A recurrent theme in analysis (at least in mine) of modern adult animated comedy, particularly those entries which, like BoJack, are self-consciously ‘dark’, is whether it successfully walks the line of being grim enough to make people take notice, while still giving the audience a reason to care.
(There is probably room for an animated comedy that goes full-throttle nihilistic, but it would need to be made with greater care than phoner-inners like Seth McFarlane – or, it grieves me to say, the Matt Groening of 2018 – could offer.)
And as such, after a season’s worth of reminders of horrible things past and more horrible things in the present, after being denied the catharsis of any actual punishment for misdeeds and forced to just try and come to terms with it alone, BoJack does what would be unthinkable for most fun drunks and actually goes to rehab. It’s Diane’s idea, of course, but it’s still about the biggest hope spot they could have managed by then. And it is a relief to have an animated show, in this day and age, simply allow a moment like that to be, rather than immediately attempting to riff on it and thereby cutting it off at the knees, utterly crippling any emotion it might have borne.

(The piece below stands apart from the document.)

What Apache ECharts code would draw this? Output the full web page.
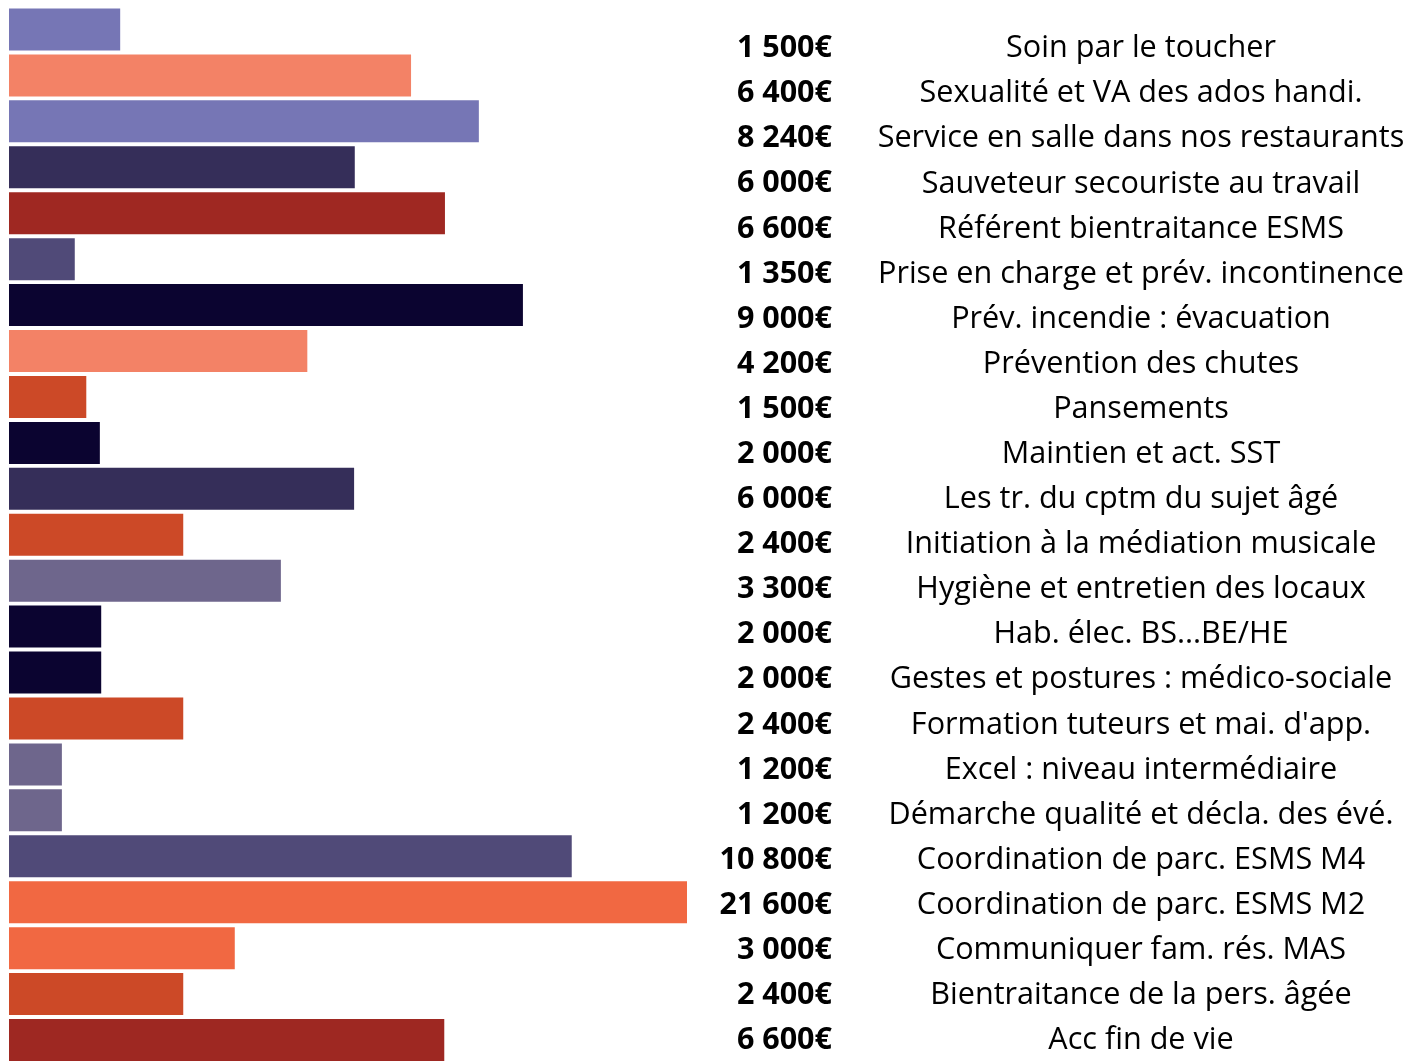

Still, let’s not be mistaken into thinking that the next season will now be BoJack, fully recovered, learning important lessons and going on wholesome adventures. (There will surely be a next season – the Horseman’s star is on the rise, and it now one of very few shows to reverse the usual trajectory and make the jump from Netflix to broadcast television.) Sobriety is no cure-all – there’s an old quote variously attributed to Jimmy Breslin and Oscar Levant, along the lines of ‘when you stop drinking, you have to deal with this marvellous personality that started you drinking in the first place’. And BoJack is the type to, after a few dry days, chisel that into his forehead.